Figure scripts:
— start —

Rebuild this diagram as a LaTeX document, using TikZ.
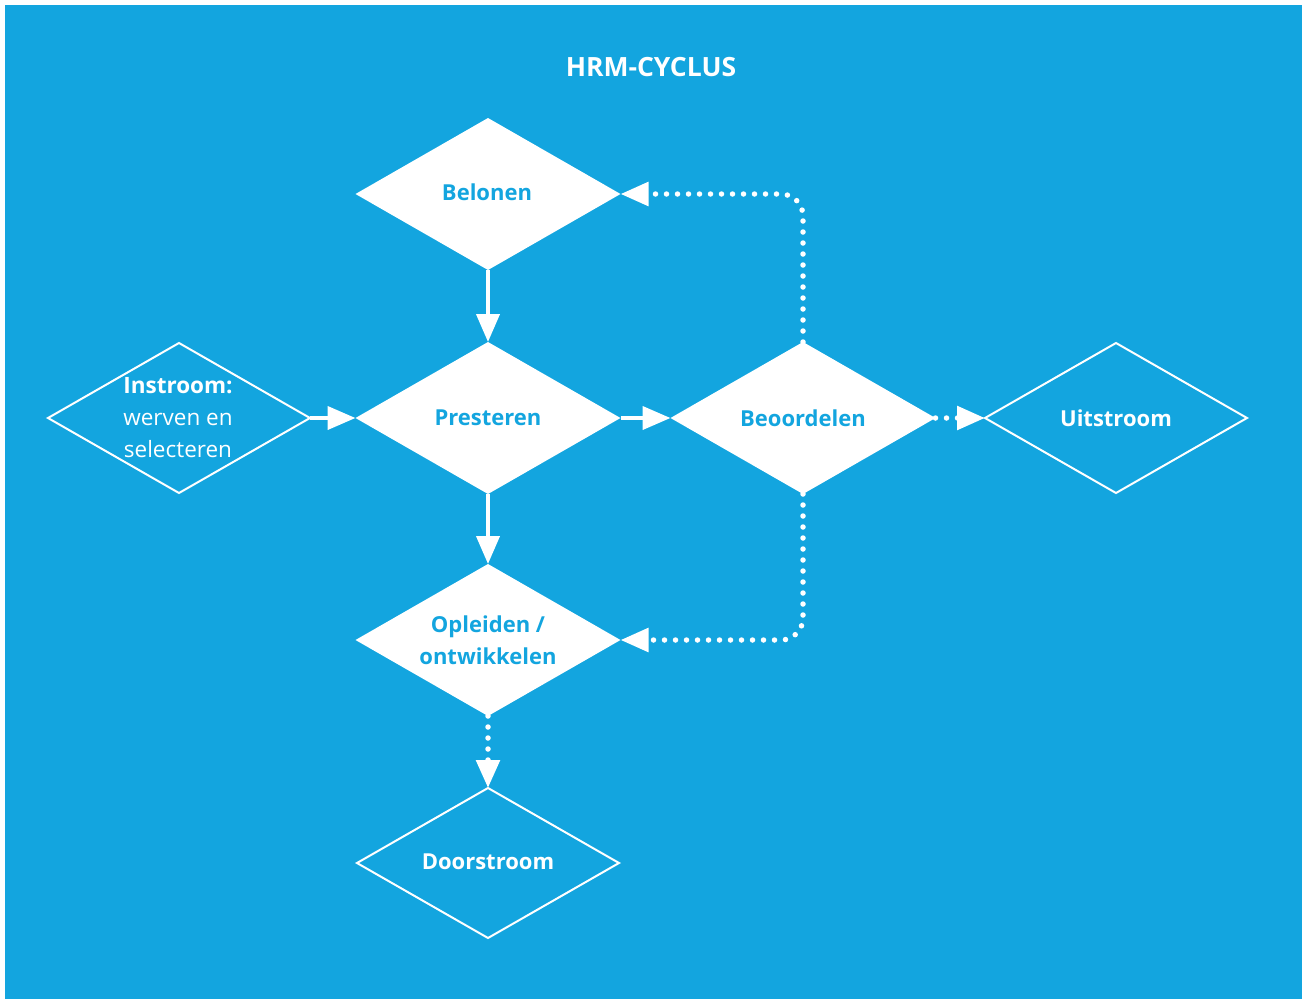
\documentclass[tikz,border=0pt]{standalone}
\usepackage{fontspec}
\setmainfont{Open Sans}
\usetikzlibrary{shapes.geometric,arrows.meta}
\definecolor{bgblue}{RGB}{19,165,223}
\begin{document}
\begin{tikzpicture}[x=1pt,y=-1pt,
  filled/.style={diamond,draw=none,fill=white,minimum width=265pt,minimum height=152pt,inner sep=0pt,outer sep=0pt},
  outlined/.style={diamond,draw=white,line width=2pt,minimum width=262pt,minimum height=150pt,inner sep=0pt,outer sep=0pt},
  lbl/.style={font=\fontsize{22}{32}\selectfont\bfseries,text=bgblue,align=center},
  wlbl/.style={font=\fontsize{22.5}{32}\selectfont,text=white,align=center},
  wblbl/.style={font=\fontsize{22}{32}\selectfont\bfseries,text=white,align=center},
  solidarrow/.style={white,line width=4pt,-{Triangle[length=28pt,width=23pt]}},
  dotarrow/.style={white,line width=5.5pt,line cap=round,dash pattern=on 0pt off 11pt,-{Triangle[length=28pt,width=23pt]}}
]
\useasboundingbox (0,0) rectangle (1302,999);
\fill[white] (0,0) rectangle (1302,999);
\fill[bgblue] (5,5) rectangle (1302,999);

\node[font=\fontsize{26.5}{30}\selectfont\bfseries,text=white] (title) at (651,67) {HRM-CYCLUS};

\node[filled] (bel) at (488,194) {};
\node[filled] (pre) at (488,418) {};
\node[filled] (beo) at (803,418) {};
\node[filled] (opl) at (488,640) {};
\node[outlined] (ins) at (179,418) {};
\node[outlined] (uit) at (1116,418) {};
\node[outlined] (doo) at (488,863) {};

\node[lbl] (belt) at (487,192) {Belonen};
\node[lbl] (pret) at (pre.center) {Presteren};
\node[lbl] (beot) at (beo.center) {Beoordelen};
\node[lbl] (oplt) at (opl.center) {Opleiden /\\ontwikkelen};
\node[wlbl] (inst) at (178,418) {\textbf{Instroom:}\\werven en\\selecteren};
\node[wblbl] (uitt) at (uit.center) {Uitstroom};
\node[wblbl] (doot) at (488,862) {Doorstroom};

\draw[solidarrow] (bel.south) -- (pre.north);
\draw[solidarrow] (ins.east) -- (pre.west);
\draw[solidarrow] (pre.east) -- (beo.west);
\draw[solidarrow] (pre.south) -- (opl.north);

\draw[dotarrow,rounded corners=22pt] (beo.north) |- (bel.east);
\draw[dotarrow,rounded corners=22pt] (beo.south) |- (opl.east);
\draw[dotarrow] (beo.east) -- (uit.west);
\draw[dotarrow] (opl.south) -- (doo.north);
\end{tikzpicture}
\end{document}
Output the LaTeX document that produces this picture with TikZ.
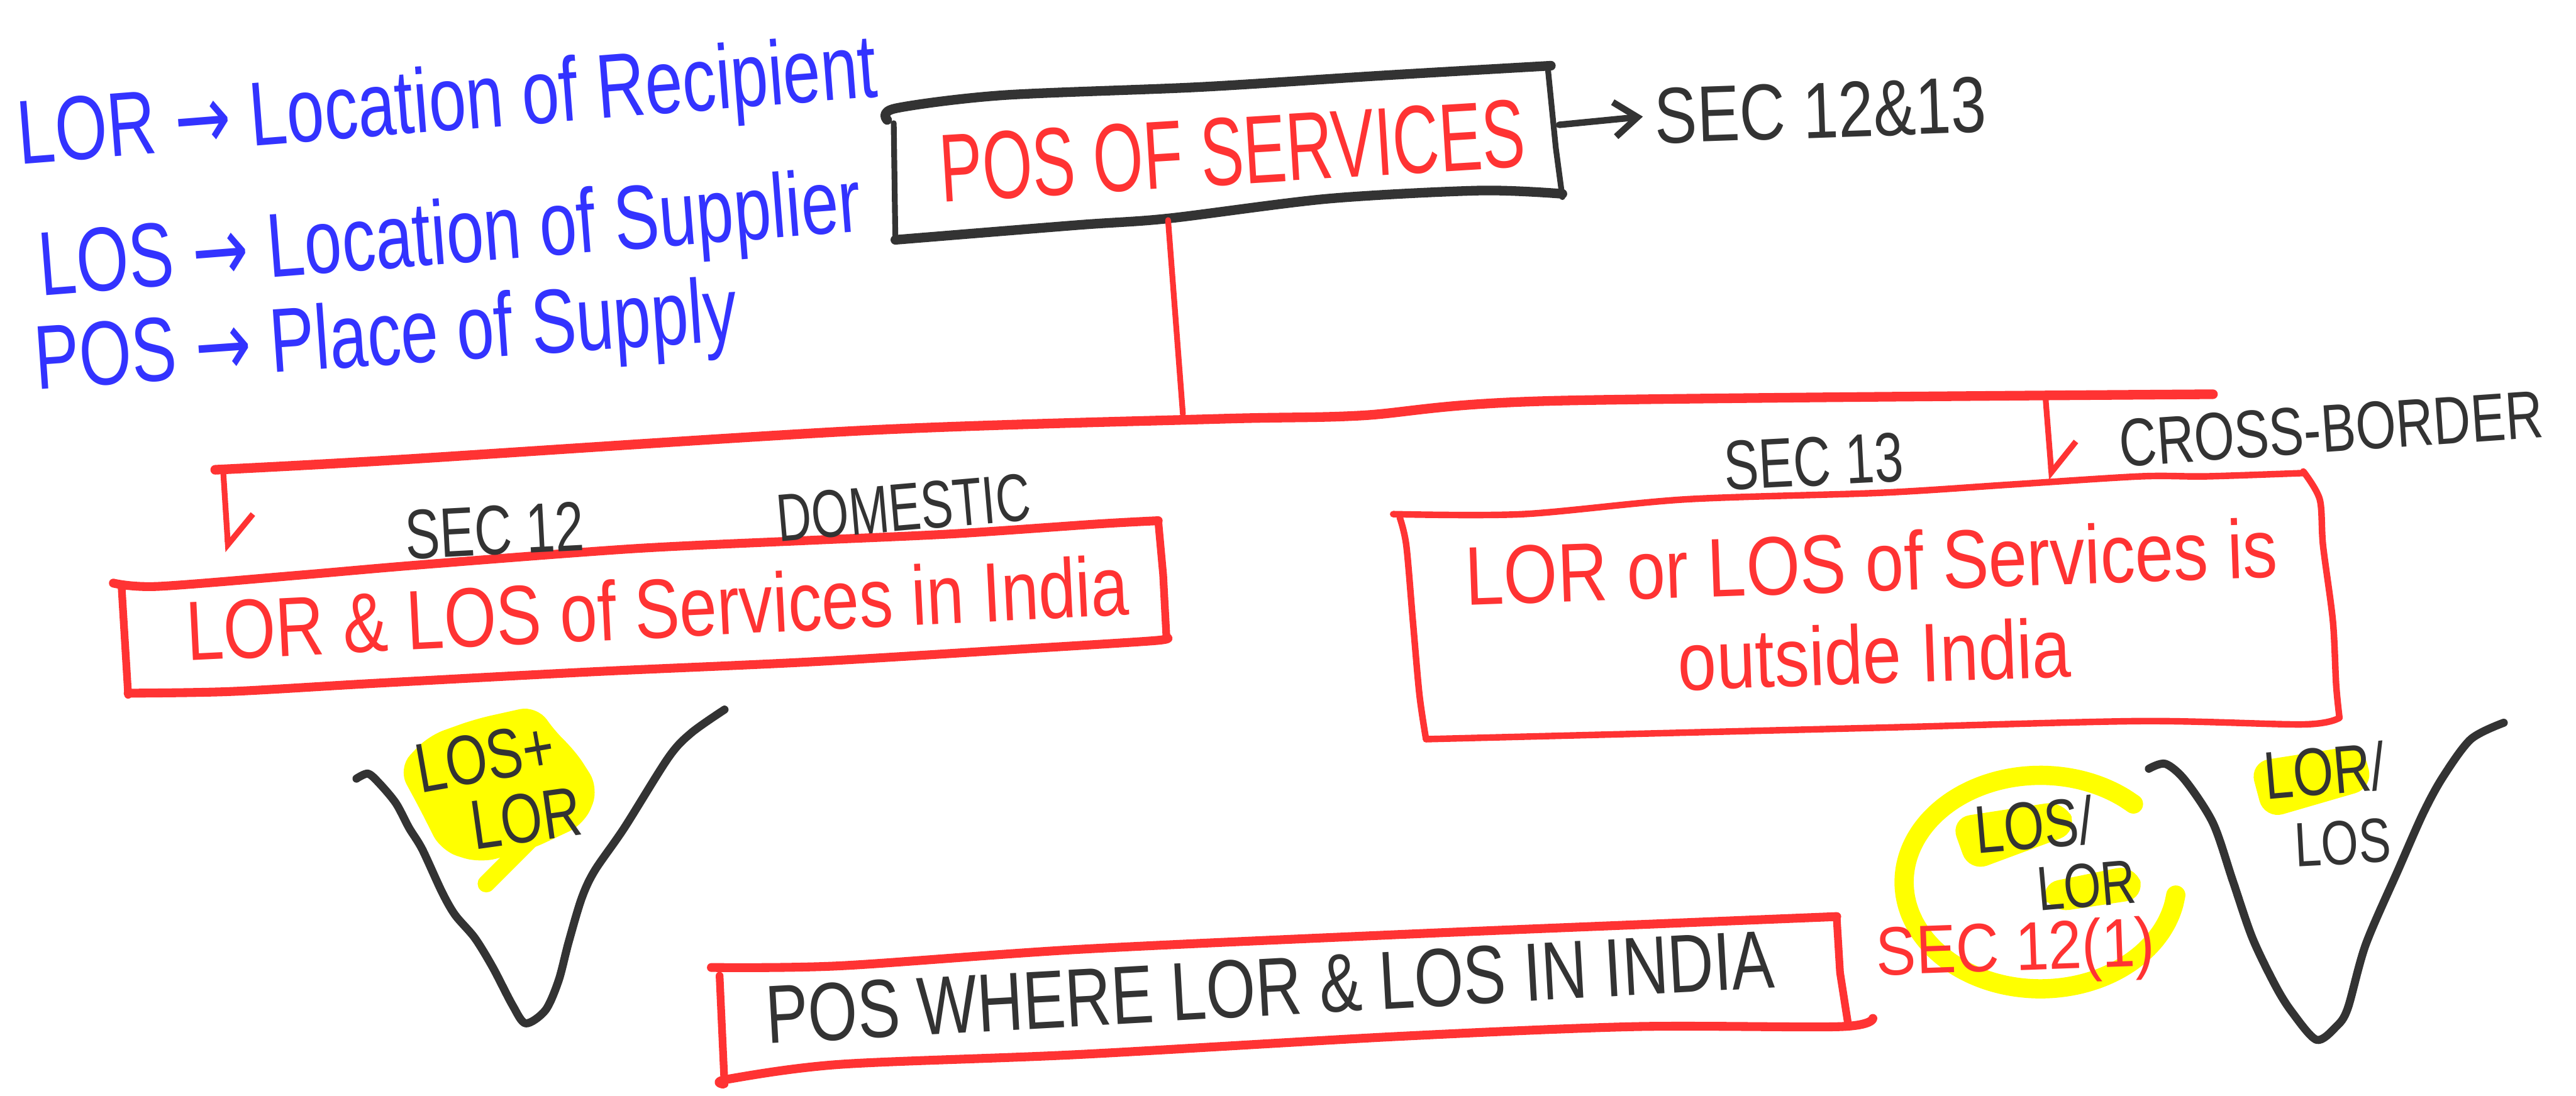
\documentclass[tikz,border=0pt]{standalone}
\usepackage{fontspec}
\setmainfont{Liberation Sans}
\newfontfamily\arrowfont{DejaVu Sans}
\usetikzlibrary{arrows.meta}

\definecolor{penred}{RGB}{255,51,51}
\definecolor{penblue}{RGB}{51,51,255}
\definecolor{penink}{RGB}{51,51,51}
\definecolor{marker}{RGB}{255,255,0}
\newcommand{\hand}[2]{\fontsize{#1}{#2}\selectfont}
\newcommand{\goesto}{{\arrowfont →}}

\begin{document}
\begin{tikzpicture}[x=0.03cm,y=-0.03cm,
    inkline/.style={draw=penink,line width=4.2pt,line cap=round,line join=round},
    redline/.style={draw=penred,line width=4pt,line cap=round,line join=round},
    hilite/.style={fill=marker,draw=marker,line width=4pt,rounded corners=8pt},
    harpoon/.style={-{Straight Barb[left,length=15pt,width=28pt]}},
    chevron/.style={-{Straight Barb[length=12pt,width=18pt]}},
    bluetxt/.style={text=penblue,font=\hand{35pt}{42pt},anchor=base west,inner sep=0pt},
    inktxt/.style={text=penink,font=\hand{27pt}{32pt},inner sep=0pt},
    redtxt/.style={text=penred,font=\hand{35pt}{40pt},inner sep=0pt}]
\useasboundingbox (0,0) rectangle (1568,667);

% yellow marker
\fill[hilite] (245,468) -- (262,450) -- (290,440) -- (326,432) -- (336,447) -- (348,458)
    -- (362,480) -- (354,500) -- (322,515) -- (292,523) -- (270,516) -- (258,492) -- cycle;
\draw[marker,line width=9pt,line cap=round] (326,508) -- (296,538);
\fill[hilite] (1190,500) -- (1255,490) -- (1262,505) -- (1200,528) -- cycle;
\fill[hilite] (1244,540) -- (1298,529) -- (1303,545) -- (1250,553) -- cycle;
\fill[hilite] (1372,466) -- (1436,456) -- (1442,478) -- (1380,496) -- cycle;
\draw[marker,line width=10pt,line cap=round] plot[domain=47:353,samples=60,smooth]
    ({1242+83*cos(\x)},{537-65*sin(\x)});

% top box
\draw[inkline,line width=5pt] plot[smooth,tension=.5] coordinates {(540,73) (545,66) (610,58) (730,53) (841,46) (944,40)};
\draw[inkline,line width=5pt] plot[smooth,tension=.5] coordinates {(545,146) (656,137) (711,133) (808,121) (901,116) (951,118)};
\draw[inkline,line width=3pt] (544,75) -- (545,146);
\draw[inkline,line width=3pt] (942,40) -- (947,90) -- (951,120);
\coordinate (pos-e) at (949,76);
\coordinate (stem-top) at (711,134);
\coordinate (stem-bot) at (720,252);

% tree
\draw[redline,line width=3pt] (stem-top) -- (stem-bot);
\draw[redline,line width=5pt] plot[smooth,tension=.5] coordinates {(131,286) (241,280) (527,262) (742,255) (828,253) (946,244) (1347,240)};
\coordinate (bar-w) at (136,289);
\coordinate (dom-in) at (139,336);
\coordinate (bar-e) at (1245,241);
\coordinate (xb-in) at (1249,292);
\draw[redline,line width=3pt,harpoon] (bar-w) -- (dom-in);
\draw[redline,line width=3pt,harpoon] (bar-e) -- (xb-in);

% domestic box
\draw[redline,line width=4.6pt] plot[smooth,tension=.5] coordinates {(69,355) (96,357) (184,350) (254,344) (386,334) (492,329) (580,325) (668,319) (705,317)};
\draw[redline] (705,317) -- (708,350) -- (710,388);
\draw[redline,line width=4.6pt] plot[smooth,tension=.5] coordinates {(710,388) (703,390) (624,395) (492,403) (360,409) (228,416) (140,421) (78,422)};
\draw[redline] (74,357) -- (78,423);

% cross-border box
\draw[redline,line width=3.4pt] plot[smooth,tension=.5] coordinates {(848,313) (927,313) (1026,304) (1145,300) (1224,295) (1303,290) (1343,290) (1402,288)};
\draw[redline,line width=3.4pt] plot[smooth,tension=.5] coordinates {(1402,287) (1412,304) (1414,332) (1420,378) (1422,417) (1424,437)};
\draw[redline,line width=3.4pt] plot[smooth,tension=.5] coordinates {(1424,437) (1402,441) (1303,439) (1145,443) (986,447) (868,450)};
\draw[redline,line width=3.4pt] plot[smooth,tension=.5] coordinates {(868,450) (864,423) (860,378) (856,332) (852,315)};

% result box
\draw[redline,line width=4.6pt] plot[smooth,tension=.5] coordinates {(433,589) (511,588) (656,578) (850,569) (995,563) (1118,558)};
\draw[redline] (1118,559) -- (1120,592) -- (1125,624);
\draw[redline,line width=4.6pt] plot[smooth,tension=.5] coordinates {(1140,620) (1120,625) (995,625) (850,631) (656,642) (511,648) (443,657) (440,660)};
\draw[redline] (438,594) -- (441,660);

% funnels
\draw[inkline] plot[smooth,tension=.5] coordinates {(217,474) (224,471) (231,477) (241,489) (249,504) (257,517) (269,543) (277,557) (289,571) (300,589) (312,612) (320,623) (332,615) (340,597) (346,574) (354,547) (362,530) (380,504) (407,461) (421,446) (441,432)};
\draw[inkline] plot[smooth,tension=.5] coordinates {(1308,468) (1318,465) (1330,475) (1347,501) (1359,536) (1371,571) (1385,600) (1395,616) (1410,633) (1422,625) (1429,614) (1440,575) (1460,529) (1475,495) (1487,473) (1504,450) (1524,440)};

% legend
\node[bluetxt,rotate=4.5,yscale=1.35] (legLOR) at (12,100) {LOR \goesto{} Location of Recipient};
\node[bluetxt,rotate=4.5,yscale=1.35] (legLOS) at (25,180) {LOS \goesto{} Location of Supplier};
\node[bluetxt,rotate=4,yscale=1.35] (legPOS) at (22,237) {POS \goesto{} Place of Supply};

% labels
\node[redtxt,font=\hand{33.5pt}{40pt},rotate=3.5,yscale=1.5] (title) at (750,92) {POS OF SERVICES};
\node[inktxt,font=\hand{33pt}{40pt},rotate=2,yscale=1.25,anchor=west,inner sep=6pt] (secboth) at (1000,71) {SEC 12\&13};
\draw[inkline,line width=3.4pt,chevron] (pos-e) -- (secboth.west);
\node[inktxt,rotate=3,yscale=1.35] (sec12) at (301,323) {SEC 12};
\node[inktxt,font=\hand{25pt}{30pt},rotate=5,yscale=1.4] (domestic) at (550,309) {DOMESTIC};
\node[inktxt,rotate=3,yscale=1.35] (sec13) at (1104,281) {SEC 13};
\node[inktxt,rotate=4,yscale=1.3] (crossb) at (1419,261) {CROSS-BORDER};
\node[redtxt,rotate=2.8,yscale=1.25] (domtext) at (400,370) {LOR \& LOS of Services in India};
\node[redtxt,font=\hand{36pt}{40pt},align=center,rotate=2,yscale=1.2] (xbtext) at (1140,370) {LOR or LOS of Services is\\outside India};
\node[inktxt,font=\hand{33pt}{40pt},rotate=3.2,yscale=1.3] (result) at (773,601) {POS WHERE LOR \& LOS IN INDIA};
\node[redtxt,font=\hand{31pt}{36pt},rotate=2,yscale=1.15] (sec121) at (1227,580) {SEC 12(1)};
\node[inktxt,rotate=5,yscale=1.3] (midLOS) at (1238,502) {LOS/};
\node[inktxt,font=\hand{25pt}{30pt},rotate=5,yscale=1.3] (midLOR) at (1270,539) {LOR};
\node[inktxt,rotate=5,yscale=1.3] (rightLOR) at (1415,469) {LOR/};
\node[inktxt,font=\hand{25pt}{30pt},rotate=3,yscale=1.3] (rightLOS) at (1426,513) {LOS};
\node[inktxt,font=\hand{28pt}{32pt},rotate=10,yscale=1.3] (leftLOS) at (295,461) {LOS+};
\node[inktxt,font=\hand{28pt}{32pt},rotate=8,yscale=1.3] (leftLOR) at (320,498) {LOR};
\end{tikzpicture}
\end{document}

— end —

▶ _Directions_:
Pictures stay out. Print the data exactly, from its first line through the line containing "(doo) at (488,863)".

▶ _Result below_:
Rebuild this diagram as a LaTeX document, using TikZ.
\documentclass[tikz,border=0pt]{standalone}
\usepackage{fontspec}
\setmainfont{Open Sans}
\usetikzlibrary{shapes.geometric,arrows.meta}
\definecolor{bgblue}{RGB}{19,165,223}
\begin{document}
\begin{tikzpicture}[x=1pt,y=-1pt,
  filled/.style={diamond,draw=none,fill=white,minimum width=265pt,minimum height=152pt,inner sep=0pt,outer sep=0pt},
  outlined/.style={diamond,draw=white,line width=2pt,minimum width=262pt,minimum height=150pt,inner sep=0pt,outer sep=0pt},
  lbl/.style={font=\fontsize{22}{32}\selectfont\bfseries,text=bgblue,align=center},
  wlbl/.style={font=\fontsize{22.5}{32}\selectfont,text=white,align=center},
  wblbl/.style={font=\fontsize{22}{32}\selectfont\bfseries,text=white,align=center},
  solidarrow/.style={white,line width=4pt,-{Triangle[length=28pt,width=23pt]}},
  dotarrow/.style={white,line width=5.5pt,line cap=round,dash pattern=on 0pt off 11pt,-{Triangle[length=28pt,width=23pt]}}
]
\useasboundingbox (0,0) rectangle (1302,999);
\fill[white] (0,0) rectangle (1302,999);
\fill[bgblue] (5,5) rectangle (1302,999);

\node[font=\fontsize{26.5}{30}\selectfont\bfseries,text=white] (title) at (651,67) {HRM-CYCLUS};

\node[filled] (bel) at (488,194) {};
\node[filled] (pre) at (488,418) {};
\node[filled] (beo) at (803,418) {};
\node[filled] (opl) at (488,640) {};
\node[outlined] (ins) at (179,418) {};
\node[outlined] (uit) at (1116,418) {};
\node[outlined] (doo) at (488,863) {};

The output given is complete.